The Oct. 3 Gleaner carried an article about Truman’s return to Washington, D.C., where his executive staff turned out to greet him with a shout.

“I appreciate this welcome home,” the president said. “And if I hadn’t just shaken hands with 30,000 to 40,000 people, I’d shake your hands too.”

100 YEARS AGO

The Parent-Teacher Association of the Alves Street School for Blacks appeared before the city Board of Education and presented a proposal to move Douglass High School to a larger building, according to The Gleaner of Oct. 3, 1923.

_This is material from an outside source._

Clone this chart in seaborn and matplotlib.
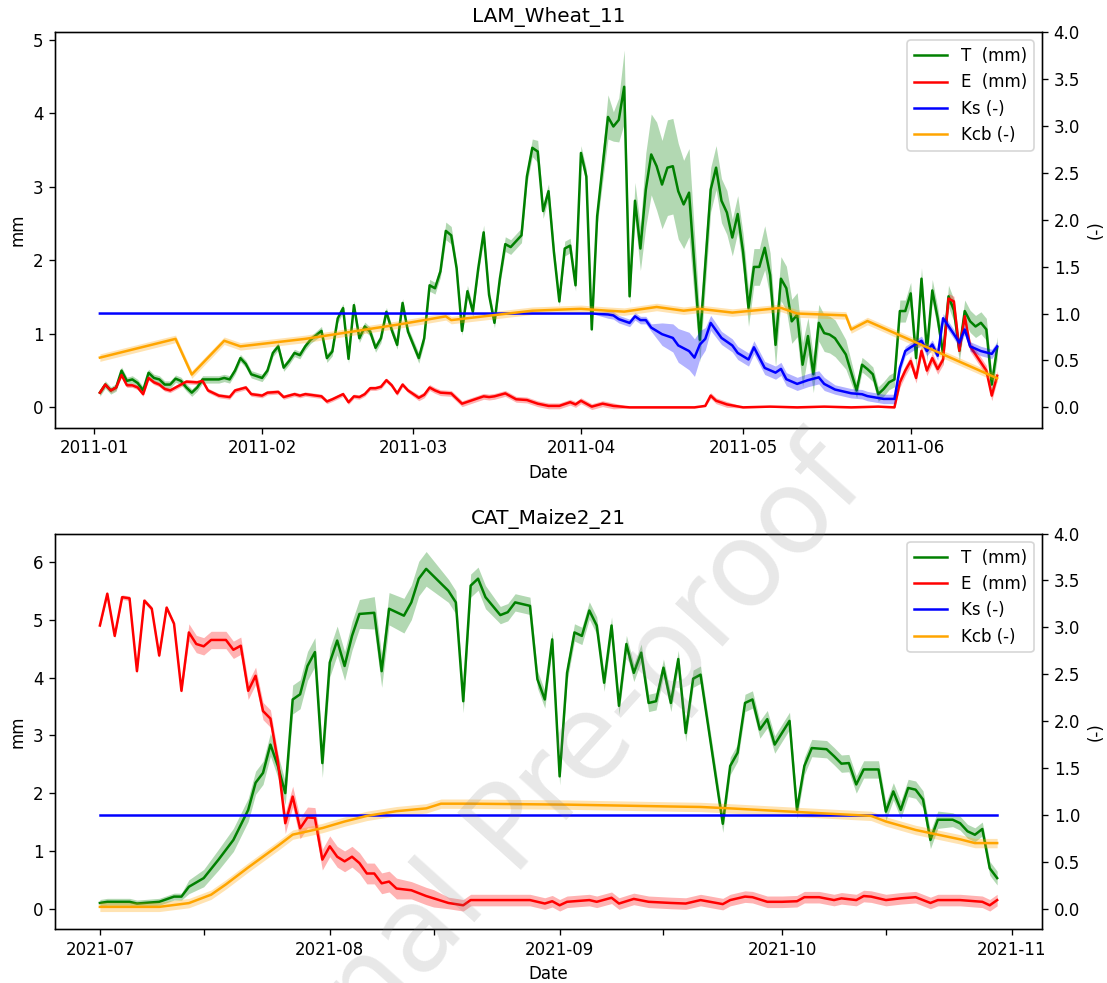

The PTA proposal was for it to raise the money to buy the Virginia D. Kennedy home at Dixon and Alvasia streets and use it for a school. The purchase took place the following year for $3,500; it enrolled 60 students in 1924 and graduated six in 1925.

The building at Clay and Alvasia streets most people associate with the Douglass name was completed in 1932 and opened that fall. It closed when local schools were fully integrated in 1965 under threat of losing federal funding.

50 YEARS AGO

The last bundle of mail was shipped from the Hebbardsville Post Office, according to The Gleaner of Sept. 29, 1973. Postmaster Frances Priest was retiring, and no replacement was appointed.

She and her husband, Pruitt Priest, had operated a garage and then a country store at the site since their marriage in 1929. Her husband had been appointed postmaster in 1942; she took over when he retired from the job in 1963.

25 YEARS AGO

The Pittsburg & Midway Coal Mining Co.’s Sebree Mine was going to close at the end of the year unless another customer could be found, according to The Gleaner of Sept. 25, 1998.

The underground mine’s only customer was the Louisville Gas & Electric Energy Corp. The closure would affect 116 union miners and 21 salaried employees.

The Gleaner of Nov. 18 reported the company had not been able to find any new customers and that the mine would be idled. It opened in 1991 to serve LG&E.